La crise politique à Madagascar a atteint un nouveau palier ce samedi 11 octobre, alors que des soldats ont rejoint les manifestants dans les rues d’Antananarivo, créant une situation sans précédent qui fragilise davantage le pouvoir du président Andry Rajoelina. Dans un geste de désobéissance historique, des militaires ont appelé leurs camarades à refuser de tirer sur la population et à bloquer l’aéroport international d’Ivato.
Quelle est la portée réelle de cette fracture au sein des forces armées malgaches ? La scène était inimaginable il y a encore quelques semaines : des soldats en tenue descendant de leurs véhicules militaires pour être acclamés par des milliers de manifestants. Le contingent du Capsat, unité militaire des personnels et services administratifs et techniques, a lancé un appel à la désobéissance civile qui pourrait bien changer le cours des événements.
Les tensions entre l’armée et le pouvoir atteignent un niveau critique alors que le colonel Michael Randrianirina a confirmé qu’un militaire avait perdu la vie et qu’un journaliste avait été blessé lors des affrontements. « A tous ceux qui ont envoyé les gendarmes ici, à commencer par le chef de la gendarmerie, le premier ministre, le président… Ils doivent quitter le pouvoir », a-t-il déclaré avec une fermeté qui en dit long sur la détermination des mutins.
La manifestation de samedi représente l’apogée d’un mouvement de contestation né le 25 septembre dernier, initialement centré sur les coupures d’eau et d’électricité chroniques, mais qui s’est progressivement transformé en rejet du système politique en place.
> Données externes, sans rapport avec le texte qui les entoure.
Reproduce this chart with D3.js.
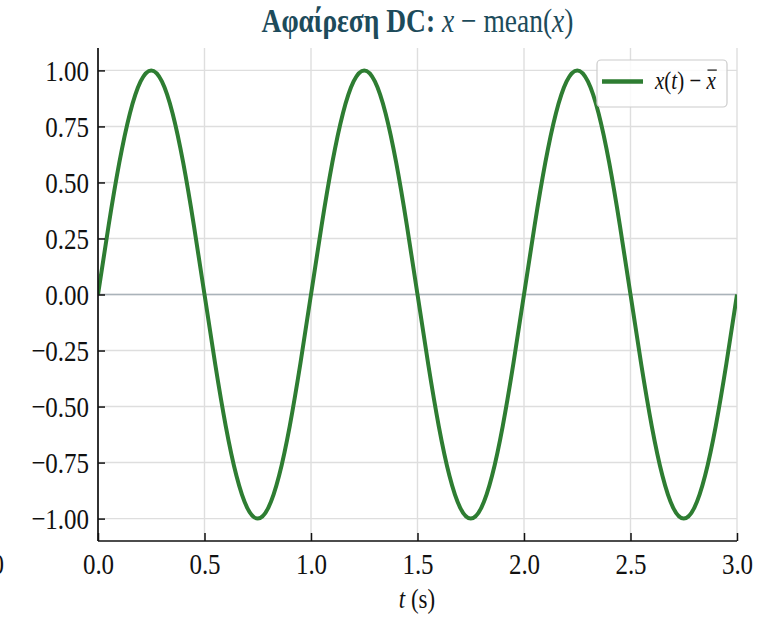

Le mouvement Gen Z, fer de lance de cette révolte, a présenté une liste de revendications exigeant notamment « le lancement d’un dialogue national démocratique » et « l’accès universel aux services essentiels ».
Face à cette escalade, le nouveau premier ministre, Ruphin Zafisambo, a tenté de rassurer en affirmant que le gouvernement était « prêt à collaborer et à écouter toutes les forces ». Pourtant, ses paroles semblent en décalage avec la réalité sur le terrain, où les forces de sécurité ont eu recours aux gaz lacrymogènes et aux grenades assourdissantes pour disperser les manifestants.
La base militaire de Soanierana, d’où est partie l’appel à la désobéissance, n’en est pas à sa première rébellion. En 2009, elle avait déjà joué un rôle déterminant dans le soulèvement qui avait porté au pouvoir l’actuel président. Cette référence historique n’est pas anodine et souligne la cyclicité des crises politiques à Madagascar.
Le nouveau ministre des armées, le général Deramasinjaka Manantsoa Rakotoarivelo, a appelé au calme lors d’une conférence de presse samedi, rappelant que « l’armée malgache demeure un médiateur et constitue la dernière ligne de défense de la nation ». Mais ces déclarations officielles contrastent avec la réalité des soldats qui braquent désormais leurs armes sur leurs supérieurs.
La communauté internationale commence à s’inquiéter sérieusement de l’évolution de la situation. Le haut-commissaire aux droits de l’homme de l’ONU, Volker Türk, a appelé vendredi les autorités malgaches à « cesser le recours à une force inutile ». Selon le Haut-Commissariat des Nations unies aux droits de l’homme, au moins vingt-deux personnes ont perdu la vie depuis le début des manifestations fin septembre.
Le président Rajoelina, après avoir adopté dans un premier temps un ton conciliant et procédé au renvoi du gouvernement, a opéré un virage sécuritaire en nommant un militaire comme premier ministre et en pourvoyant seulement trois portefeuilles ministériels clés : ceux des armées, de la sécurité publique et de la gendarmerie. Cette stratégie de durcissement suffira-t-elle à enrayer la contestation ?
La crise politique à Madagascar entre dans une phase décisive où la loyauté des forces armées devient l’enjeu central. Les manifestations à Antananarivo et l’appel à la désobéissance des soldats pourraient bien marquer un tournant dans l’histoire récente de la Grande Île. La question qui se pose désormais est de savoir si le pouvoir en place parviendra à reprendre le contrôle ou si la fracture au sein de l’armée précipitera sa chute.